Une vingtaine de familles de la désormais ex-cité Carrière, sise au chef-lieu de la wilaya de Tizi-Ouzou, démolie dans la journée de vendredi, dorment actuellement dans la rue.
En effet, dans la matinée d’avant-hier vendredi, pas moins de 115 famille de ladite cité Carrière ont été recasées à Oued Falli, une opération qui a été immédiatement suivie par la démolition de leurs anciennes baraques au grand dam d’une vingtaine d’autres familles qui elles n’ont pas eu droits à des logements.
«Depuis 1962 que ma famille vit ici, aucun, je dis bien aucun de mes trois frères n’a au jour d’aujourd’hui bénéficié d’un logement», nous affirmera Mme Lounadi. Pire encore, poursuivra-t-elle, «deux d’entre eux, des pères de familles, ont été arrêtés par la police et seront présentés devant le procureur, aujourd’hui, pour avoir protesté contre la démolition de ce qui leur servait de logement».
Notre interlocutrice nous expliquera que c’est parce que son père possède un petit lot de terrain qu’il a hérité de ses ancêtres dans la localité de Makouda que ses enfants, qui ont vécu depuis une quarantaine d’années à la cité Carrière, devraient retourner dans cette région de haute Kabylie où ils n’ont, précisera-t-elle indignée, «jamais habité». Sur place, aux milieux des ruines de la cité Carrière, nous avons aperçu, assise à même le trottoir, Mme Aida Oudelha, âgée de 85 ans. Nous nous sommes rapprochés d’elle et la vieille dame nous confia qu’elle n’avait nulle part où aller et qu’elle avait passé la nuit précédente dans l’établissement scolaire d’en face. Elle nous assurera que dans la matinée d’hier, la directrice de l’établissement est arrivée et l’a délogée de l’école en question.
Nous apprendrons aussi que le mobilier des familles restantes était soit rassemblé en tas dans un coin de la rue ou rangé chez des voisins de la désormais ex-cité. Des jeunes nous raconteront comment ils auraient été brutalisés par les services de police. Certains d’entre eux avaient en effet des ecchymoses très visibles qui s’apparenteraient à des coups de crosses.

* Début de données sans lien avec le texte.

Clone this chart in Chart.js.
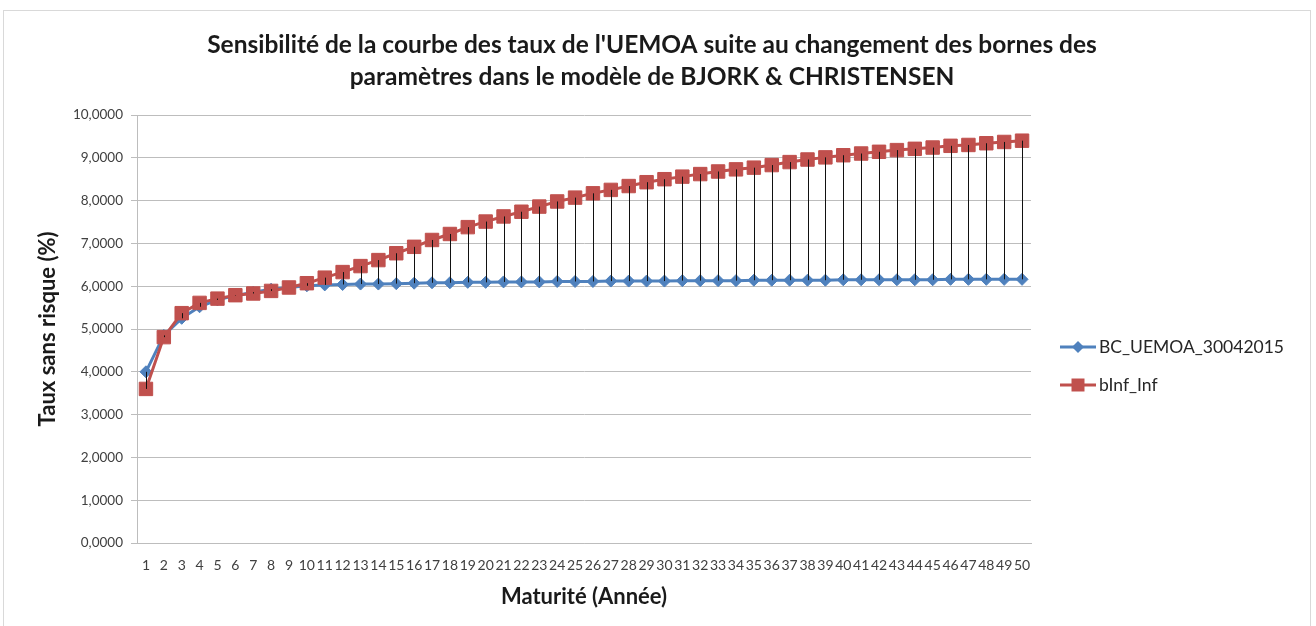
<!DOCTYPE html>
<html>
<head>
<meta charset="utf-8">
<script src="https://cdn.jsdelivr.net/npm/chart.js@4.4.1/dist/chart.umd.min.js"></script>
<style>
  html, body { margin: 0; padding: 0; background: #ffffff; }
  #wrap { position: relative; width: 1316px; height: 626px; overflow: hidden; }
  #frame { position: absolute; left: 3px; top: 10px; width: 1306px; height: 640px; border: 1px solid #d9d9d9; pointer-events: none; }
  canvas { position: absolute; left: 0; top: 0; }
</style>
</head>
<body>
<div id="wrap">
  <canvas id="chart" width="1316" height="626"></canvas>
  <div id="frame"></div>
</div>
<script>
// Maturités (années)
const maturites = ['1','2','3','4','5','6','7','8','9','10',
  '11','12','13','14','15','16','17','18','19','20',
  '21','22','23','24','25','26','27','28','29','30',
  '31','32','33','34','35','36','37','38','39','40',
  '41','42','43','44','45','46','47','48','49','50'];

// Courbe de référence BC_UEMOA_30042015 (%)
const bcUemoa = [4.00, 4.85, 5.25, 5.52, 5.68, 5.78, 5.86, 5.93, 5.97, 6.01,
  6.03, 6.04, 6.05, 6.05, 6.06, 6.07, 6.08, 6.08, 6.09, 6.09,
  6.10, 6.10, 6.10, 6.11, 6.11, 6.11, 6.12, 6.12, 6.12, 6.12,
  6.13, 6.13, 6.13, 6.13, 6.14, 6.14, 6.14, 6.14, 6.14, 6.15,
  6.15, 6.15, 6.15, 6.15, 6.15, 6.16, 6.16, 6.16, 6.16, 6.16];

// Courbe avec bornes bInf_Inf (%)
const bInfInf = [3.60, 4.81, 5.37, 5.61, 5.71, 5.79, 5.83, 5.89, 5.97, 6.07,
  6.20, 6.33, 6.47, 6.61, 6.77, 6.92, 7.08, 7.22, 7.38, 7.51,
  7.63, 7.74, 7.86, 7.98, 8.07, 8.17, 8.25, 8.34, 8.43, 8.50,
  8.56, 8.62, 8.68, 8.73, 8.77, 8.83, 8.90, 8.96, 9.01, 9.06,
  9.10, 9.14, 9.18, 9.21, 9.24, 9.28, 9.30, 9.34, 9.37, 9.40];

// Axe des taux
const yMin = 0, yMax = 10, yStep = 1;

// Titre sur deux lignes
const titreLignes = ["Sensibilité de la courbe des taux de l'UEMOA suite au changement des bornes des",
  'paramètres dans le modèle de BJORK & CHRISTENSEN'];

const FONT = 'Lato, "Open Sans", "Liberation Sans", sans-serif';
const BLUE = '#4F81BD';
const RED = '#C0504D';

// Titre centré sur toute la largeur du graphique
const wideTitle = {
  id: 'wideTitle',
  afterDraw(chart) {
    const ctx = chart.ctx;
    const top = chart.chartArea.top;
    const cx = chart.width / 2 - 6;
    ctx.save();
    ctx.fillStyle = '#1a1a1a';
    ctx.font = 'bold 24.5px ' + FONT;
    ctx.textAlign = 'center';
    ctx.textBaseline = 'middle';
    ctx.fillText(titreLignes[0], cx, top - 70);
    ctx.fillText(titreLignes[1], cx, top - 38);
    ctx.restore();
  }
};

// Lignes haut-bas entre les deux séries, pour chaque maturité
const hiLoLines = {
  id: 'hiLoLines',
  afterDatasetsDraw(chart) {
    const a = chart.getDatasetMeta(0).data;
    const b = chart.getDatasetMeta(1).data;
    const ctx = chart.ctx;
    ctx.save();
    ctx.strokeStyle = '#111111';
    ctx.lineWidth = 1;
    ctx.beginPath();
    for (let i = 0; i < a.length; i++) {
      const x = Math.round(a[i].x) + 0.5;
      ctx.moveTo(x, a[i].y);
      ctx.lineTo(x, b[i].y);
    }
    ctx.stroke();
    ctx.restore();
  }
};

// Légende à droite : trait + marqueur, puis le nom de la série
const sideLegend = {
  id: 'sideLegend',
  afterDraw(chart) {
    const ctx = chart.ctx;
    const area = chart.chartArea;
    const x0 = area.right + 29;
    const rows = [area.top + 232, area.top + 270];
    chart.data.datasets.forEach((ds, i) => {
      const y = rows[i];
      ctx.save();
      ctx.strokeStyle = ds.borderColor;
      ctx.fillStyle = ds.backgroundColor;
      ctx.lineWidth = 3;
      ctx.beginPath();
      ctx.moveTo(x0, y);
      ctx.lineTo(x0 + 36, y);
      ctx.stroke();
      const cx = x0 + 18;
      ctx.beginPath();
      if (ds.pointStyle === 'rectRot') {
        const r = 6;
        ctx.moveTo(cx - r, y); ctx.lineTo(cx, y - r); ctx.lineTo(cx + r, y); ctx.lineTo(cx, y + r);
        ctx.closePath();
      } else {
        const h = 6.5;
        ctx.rect(cx - h, y - h, 2 * h, 2 * h);
      }
      ctx.fill();
      ctx.fillStyle = '#262626';
      ctx.font = '17.5px ' + FONT;
      ctx.textAlign = 'left';
      ctx.textBaseline = 'middle';
      ctx.fillText(ds.label, x0 + 39, y);
      ctx.restore();
    });
  }
};

new Chart(document.getElementById('chart'), {
  type: 'line',
  data: {
    labels: maturites,
    datasets: [
      {
        label: 'BC_UEMOA_30042015',
        data: bcUemoa,
        borderColor: BLUE,
        backgroundColor: BLUE,
        borderWidth: 3,
        pointStyle: 'rectRot',
        pointRadius: 6,
        pointBorderWidth: 1,
        pointBackgroundColor: BLUE,
        pointBorderColor: BLUE,
        tension: 0,
        order: 1
      },
      {
        label: 'bInf_Inf',
        data: bInfInf,
        borderColor: RED,
        backgroundColor: RED,
        borderWidth: 3,
        pointStyle: 'rect',
        pointRadius: 9.5,
        pointBorderWidth: 1,
        pointBackgroundColor: RED,
        pointBorderColor: RED,
        tension: 0,
        order: 0
      }
    ]
  },
  options: {
    responsive: false,
    animation: false,
    events: [],
    devicePixelRatio: 1,
    layout: { padding: { left: 0, right: 285, top: 115, bottom: 0 } },
    plugins: {
      legend: { display: false },
      tooltip: { enabled: false },
      title: { display: false }
    },
    scales: {
      x: {
        offset: true,
        grid: { display: false, drawTicks: false },
        border: { display: true, color: '#bdbdbd', width: 1 },
        ticks: {
          autoSkip: false, maxRotation: 0, minRotation: 0,
          color: '#404040',
          font: { family: FONT, size: 14 },
          padding: 14
        },
        title: {
          display: true,
          text: 'Maturité (Année)',
          color: '#1a1a1a',
          font: { family: FONT, size: 22, weight: 'bold' },
          padding: { top: 0, bottom: 16 }
        },
        afterFit(scale) { scale.height = 83; }
      },
      y: {
        min: yMin,
        max: yMax,
        grid: { color: '#bdbdbd', lineWidth: 1, drawTicks: true, tickLength: 6 },
        border: { display: true, color: '#bdbdbd', width: 1 },
        ticks: {
          stepSize: yStep,
          color: '#404040',
          font: { family: FONT, size: 13.5 },
          padding: 8,
          callback: (v) => Number(v).toFixed(4).replace('.', ',')
        },
        title: {
          display: true,
          text: 'Taux sans risque (%)',
          color: '#1a1a1a',
          font: { family: FONT, size: 22, weight: 'bold' },
          padding: { top: 35, bottom: 0 }
        },
        afterFit(scale) { scale.width = 137; }
      }
    }
  },
  plugins: [hiLoLines, sideLegend, wideTitle]
});
</script>
</body>
</html>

«Nous étions sur la liste de l’OPGI et c’est seulement quand nous sommes allés pour payer, jeudi dernier, comme tous les autres bénéficiaires, que nous avons su que nous n’étions plus sur la liste !», dira M. Lounadi, épuisé par tout ce qui s’était passé la veille et anéanti par l’arrestation de ses deux frères. «Nous n’avons même pas eu droit à une réponse franche et claire du chef de daïra. Allons-nous oui ou non avoir nos logements ?!», interrogera-t-il, exaspéré.
L’un des protestataires nous racontera ce qui s’est passé vendredi lors de la démolition : «Nous avons été brutalisés et il y a eu une dizaine d’arrestations, mais ils les ont tous relâchés sauf les deux frères Lounadi. Un jeune a même tenté de s’immoler. Il fut brutalisé et est actuellement hospitalisé au CHU Nédir Mohammed de Tizi-Ouzou». Une autre habitante de cette cité nous dira : «Je vis ici depuis quarante ans et j’ai trois enfants. Mais parce que je suis divorcée, je n’ai pas bénéficié d’un logement ! Je n’ai nulle part où aller !», s’indignera-t-elle.
Le directeur de l’OPGI en parle
Par ailleurs, M. Ahmed Ladj, le directeur général de l’OPGI de Tizi-Ouzou, nous déclarera au sujet de se recasement :
«La liste des 115 bénéficiaires du recasement, qui entre dans le cadre du programme de résorption de l’habitat précaire (RHP), a été arrêté au mois de juillet dernier et dûment signé par le wali», ajoutant : «C’est après vérification du fichier national que nous avons délivré les décisions et cette opération a été chapeautée par la daïra de Tizi-Ouzou».
Ce recasement censé être un grand jour pour ces familles, qui ont vécu, des années durant, un véritable calvaire dans cette cité précaire, pour ne pas dire ce bidonville, s’achève donc dans la joie et les youyous pour certains, mais par l’enfer de la rue, les arrestations et une hospitalisation pour les autres.